═══ Material

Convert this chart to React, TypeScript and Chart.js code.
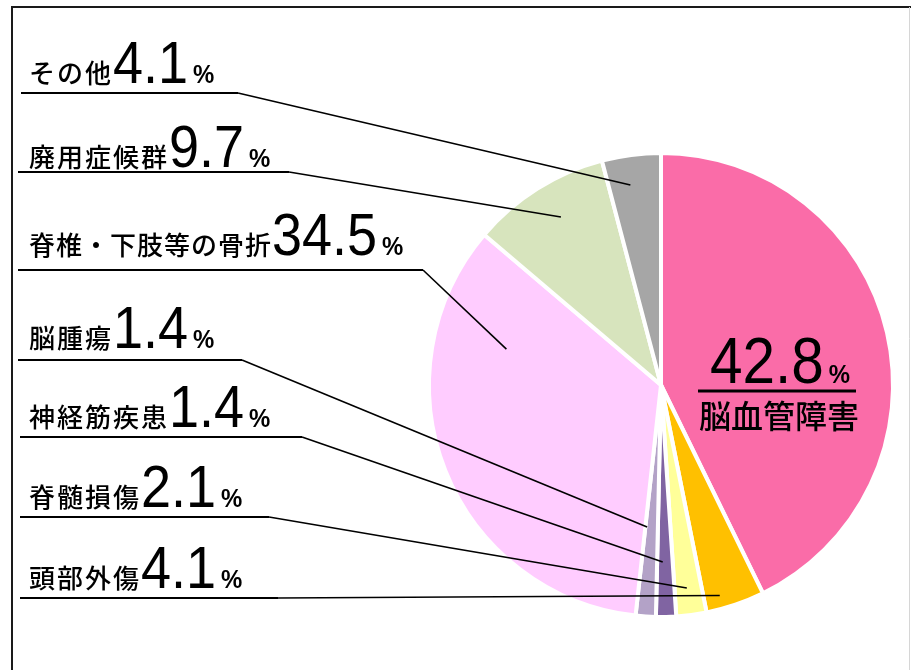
import { useEffect, useRef } from 'react';
import { Chart, registerables } from 'chart.js';

Chart.register(...registerables);

// ---- data ----
const categories = ['脳血管障害', '頭部外傷', '脊髄損傷', '神経筋疾患', '脳腫瘍', '脊椎・下肢等の骨折', '廃用症候群', 'その他'];
const values = [42.8, 4.1, 2.1, 1.4, 1.4, 34.5, 9.7, 4.1];
const percentSign = '%';

// ---- style ----
const colors = ['#FA6CA8', '#FFC000', '#FFFF99', '#8064A2', '#B3A2C7', '#FFCCFF', '#D7E4BD', '#A6A6A6'];

// callout layout (positions only) – anchor within slice given by angular fraction t and radius fraction rf
const callouts = [
  { idx: 7, baseline: 83, lineY: 93, lineX0: 21, lineX1: 238, t: 0.41, rf: 0.88, ls: 2 },
  { idx: 6, baseline: 167, lineY: 172, lineX0: 18, lineX1: 289, t: 0.54, rf: 0.85, ls: 2 },
  { idx: 5, baseline: 255, lineY: 270, lineX0: 18, lineX1: 423, t: 0.78, rf: 0.69, ls: 1 },
  { idx: 4, baseline: 348, lineY: 360, lineX0: 18, lineX1: 242, t: 0.86, rf: 0.62, ls: 2 },
  { idx: 3, baseline: 427, lineY: 437, lineX0: 20, lineX1: 302, t: 0.64, rf: 0.77, ls: 2 },
  { idx: 2, baseline: 507, lineY: 517, lineX0: 20, lineX1: 269, t: 0.54, rf: 0.89, ls: 2 },
  { idx: 1, baseline: 588, lineY: 598, lineX0: 20, lineX1: 278, t: 0.71, rf: 0.95, ls: 2 },
];

const JP_FONT = '"Noto Sans CJK JP", "Noto Sans", sans-serif';
const NUM_FONT = '"Liberation Sans", Arial, sans-serif';

function drawScaled(ctx: CanvasRenderingContext2D, text: string, x: number, y: number, sx: number) {
  ctx.save();
  ctx.translate(x, y);
  ctx.scale(sx, 1);
  ctx.fillText(text, 0, 0);
  ctx.restore();
  return ctx.measureText(text).width * sx;
}

const calloutPlugin = {
  id: 'callouts',
  afterDraw(chart: any) {
    const ctx: CanvasRenderingContext2D = chart.ctx;
    const meta = chart.getDatasetMeta(0);
    ctx.save();

    // frame
    ctx.strokeStyle = '#1a1a1a';
    ctx.lineWidth = 2;
    ctx.beginPath();
    ctx.moveTo(12, 670);
    ctx.lineTo(12, 7);
    ctx.lineTo(911, 7);
    ctx.stroke();
    ctx.strokeStyle = '#d6d6d6';
    ctx.lineWidth = 1;
    ctx.beginPath();
    ctx.moveTo(909.5, 7);
    ctx.lineTo(909.5, 670);
    ctx.stroke();

    ctx.fillStyle = '#000';
    ctx.textBaseline = 'alphabetic';
    ctx.textAlign = 'left';

    for (const c of callouts) {
      const arc = meta.data[c.idx];
      const p = arc.getProps(['x', 'y', 'startAngle', 'endAngle', 'outerRadius'], true);
      const a = p.startAngle + c.t * (p.endAngle - p.startAngle);
      const r = c.rf * (p.outerRadius - 2);
      const px = p.x + Math.cos(a) * r;
      const py = p.y + Math.sin(a) * r;

      ctx.strokeStyle = '#000';
      ctx.lineWidth = 2;
      ctx.beginPath();
      ctx.moveTo(c.lineX0, c.lineY);
      ctx.lineTo(c.lineX1, c.lineY);
      ctx.stroke();
      ctx.lineWidth = 1.6;
      ctx.beginPath();
      ctx.moveTo(c.lineX1, c.lineY);
      ctx.lineTo(px, py);
      ctx.stroke();

      // text
      let x = 29;
      ctx.font = `500 26px ${JP_FONT}`;
      (ctx as any).letterSpacing = `${c.ls}px`;
      const name = categories[c.idx];
      ctx.fillText(name, x, c.baseline);
      x += ctx.measureText(name).width;
      (ctx as any).letterSpacing = '0px';
      ctx.font = `60px ${NUM_FONT}`;
      const num = values[c.idx].toFixed(1);
      x += drawScaled(ctx, num, x, c.baseline, 0.9) + 5;
      ctx.font = `bold 26px ${NUM_FONT}`;
      drawScaled(ctx, percentSign, x, c.baseline, 0.92);
    }

    // main label inside the largest slice
    const main = meta.data[0].getProps(['x', 'y'], true);
    const cx = main.x;
    const cy = main.y;
    ctx.font = `65px ${NUM_FONT}`;
    const mainNum = values[0].toFixed(1);
    const w = drawScaled(ctx, mainNum, cx + 49, cy - 2, 0.9);
    ctx.font = `bold 26px ${NUM_FONT}`;
    drawScaled(ctx, percentSign, cx + 49 + w + 5, cy - 2, 0.92);
    ctx.lineWidth = 3;
    ctx.beginPath();
    ctx.moveTo(cx + 37, cy + 6);
    ctx.lineTo(cx + 195, cy + 6);
    ctx.stroke();
    ctx.font = `500 32px ${JP_FONT}`;
    ctx.fillText(categories[0], cx + 38, cy + 43);

    ctx.restore();
  },
};

export default function App() {
  const ref = useRef<HTMLCanvasElement | null>(null);
  useEffect(() => {
    if (!ref.current) return;
    const chart = new Chart(ref.current, {
      type: 'pie',
      data: {
        labels: categories,
        datasets: [
          {
            data: values,
            backgroundColor: colors,
            borderColor: '#ffffff',
            borderWidth: 4,
          },
        ],
      },
      options: {
        responsive: false,
        animation: false,
        devicePixelRatio: 1,
        layout: { padding: { left: 427, right: 16, top: 151, bottom: 51 } },
        plugins: {
          legend: { display: false },
          tooltip: { enabled: false },
          title: { display: false },
        },
      },
      plugins: [calloutPlugin],
    });
    return () => chart.destroy();
  }, []);
  return (
    <div style={{ position: 'fixed', left: 0, top: 0, width: 911, height: 670, background: '#fff' }}>
      <canvas ref={ref} width={911} height={670} style={{ display: 'block' }} />
    </div>
  );
}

══════

▶ _Exercise requirements_
Write the listing above out again exactly, dropping each image.

▶ _Expected output_
Convert this chart to React, TypeScript and Chart.js code.
import { useEffect, useRef } from 'react';
import { Chart, registerables } from 'chart.js';

Chart.register(...registerables);

// ---- data ----
const categories = ['脳血管障害', '頭部外傷', '脊髄損傷', '神経筋疾患', '脳腫瘍', '脊椎・下肢等の骨折', '廃用症候群', 'その他'];
const values = [42.8, 4.1, 2.1, 1.4, 1.4, 34.5, 9.7, 4.1];
const percentSign = '%';

// ---- style ----
const colors = ['#FA6CA8', '#FFC000', '#FFFF99', '#8064A2', '#B3A2C7', '#FFCCFF', '#D7E4BD', '#A6A6A6'];

// callout layout (positions only) – anchor within slice given by angular fraction t and radius fraction rf
const callouts = [
  { idx: 7, baseline: 83, lineY: 93, lineX0: 21, lineX1: 238, t: 0.41, rf: 0.88, ls: 2 },
  { idx: 6, baseline: 167, lineY: 172, lineX0: 18, lineX1: 289, t: 0.54, rf: 0.85, ls: 2 },
  { idx: 5, baseline: 255, lineY: 270, lineX0: 18, lineX1: 423, t: 0.78, rf: 0.69, ls: 1 },
  { idx: 4, baseline: 348, lineY: 360, lineX0: 18, lineX1: 242, t: 0.86, rf: 0.62, ls: 2 },
  { idx: 3, baseline: 427, lineY: 437, lineX0: 20, lineX1: 302, t: 0.64, rf: 0.77, ls: 2 },
  { idx: 2, baseline: 507, lineY: 517, lineX0: 20, lineX1: 269, t: 0.54, rf: 0.89, ls: 2 },
  { idx: 1, baseline: 588, lineY: 598, lineX0: 20, lineX1: 278, t: 0.71, rf: 0.95, ls: 2 },
];

const JP_FONT = '"Noto Sans CJK JP", "Noto Sans", sans-serif';
const NUM_FONT = '"Liberation Sans", Arial, sans-serif';

function drawScaled(ctx: CanvasRenderingContext2D, text: string, x: number, y: number, sx: number) {
  ctx.save();
  ctx.translate(x, y);
  ctx.scale(sx, 1);
  ctx.fillText(text, 0, 0);
  ctx.restore();
  return ctx.measureText(text).width * sx;
}

const calloutPlugin = {
  id: 'callouts',
  afterDraw(chart: any) {
    const ctx: CanvasRenderingContext2D = chart.ctx;
    const meta = chart.getDatasetMeta(0);
    ctx.save();

    // frame
    ctx.strokeStyle = '#1a1a1a';
    ctx.lineWidth = 2;
    ctx.beginPath();
    ctx.moveTo(12, 670);
    ctx.lineTo(12, 7);
    ctx.lineTo(911, 7);
    ctx.stroke();
    ctx.strokeStyle = '#d6d6d6';
    ctx.lineWidth = 1;
    ctx.beginPath();
    ctx.moveTo(909.5, 7);
    ctx.lineTo(909.5, 670);
    ctx.stroke();

    ctx.fillStyle = '#000';
    ctx.textBaseline = 'alphabetic';
    ctx.textAlign = 'left';

    for (const c of callouts) {
      const arc = meta.data[c.idx];
      const p = arc.getProps(['x', 'y', 'startAngle', 'endAngle', 'outerRadius'], true);
      const a = p.startAngle + c.t * (p.endAngle - p.startAngle);
      const r = c.rf * (p.outerRadius - 2);
      const px = p.x + Math.cos(a) * r;
      const py = p.y + Math.sin(a) * r;

      ctx.strokeStyle = '#000';
      ctx.lineWidth = 2;
      ctx.beginPath();
      ctx.moveTo(c.lineX0, c.lineY);
      ctx.lineTo(c.lineX1, c.lineY);
      ctx.stroke();
      ctx.lineWidth = 1.6;
      ctx.beginPath();
      ctx.moveTo(c.lineX1, c.lineY);
      ctx.lineTo(px, py);
      ctx.stroke();

      // text
      let x = 29;
      ctx.font = `500 26px ${JP_FONT}`;
      (ctx as any).letterSpacing = `${c.ls}px`;
      const name = categories[c.idx];
      ctx.fillText(name, x, c.baseline);
      x += ctx.measureText(name).width;
      (ctx as any).letterSpacing = '0px';
      ctx.font = `60px ${NUM_FONT}`;
      const num = values[c.idx].toFixed(1);
      x += drawScaled(ctx, num, x, c.baseline, 0.9) + 5;
      ctx.font = `bold 26px ${NUM_FONT}`;
      drawScaled(ctx, percentSign, x, c.baseline, 0.92);
    }

    // main label inside the largest slice
    const main = meta.data[0].getProps(['x', 'y'], true);
    const cx = main.x;
    const cy = main.y;
    ctx.font = `65px ${NUM_FONT}`;
    const mainNum = values[0].toFixed(1);
    const w = drawScaled(ctx, mainNum, cx + 49, cy - 2, 0.9);
    ctx.font = `bold 26px ${NUM_FONT}`;
    drawScaled(ctx, percentSign, cx + 49 + w + 5, cy - 2, 0.92);
    ctx.lineWidth = 3;
    ctx.beginPath();
    ctx.moveTo(cx + 37, cy + 6);
    ctx.lineTo(cx + 195, cy + 6);
    ctx.stroke();
    ctx.font = `500 32px ${JP_FONT}`;
    ctx.fillText(categories[0], cx + 38, cy + 43);

    ctx.restore();
  },
};

export default function App() {
  const ref = useRef<HTMLCanvasElement | null>(null);
  useEffect(() => {
    if (!ref.current) return;
    const chart = new Chart(ref.current, {
      type: 'pie',
      data: {
        labels: categories,
        datasets: [
          {
            data: values,
            backgroundColor: colors,
            borderColor: '#ffffff',
            borderWidth: 4,
          },
        ],
      },
      options: {
        responsive: false,
        animation: false,
        devicePixelRatio: 1,
        layout: { padding: { left: 427, right: 16, top: 151, bottom: 51 } },
        plugins: {
          legend: { display: false },
          tooltip: { enabled: false },
          title: { display: false },
        },
      },
      plugins: [calloutPlugin],
    });
    return () => chart.destroy();
  }, []);
  return (
    <div style={{ position: 'fixed', left: 0, top: 0, width: 911, height: 670, background: '#fff' }}>
      <canvas ref={ref} width={911} height={670} style={{ display: 'block' }} />
    </div>
  );
}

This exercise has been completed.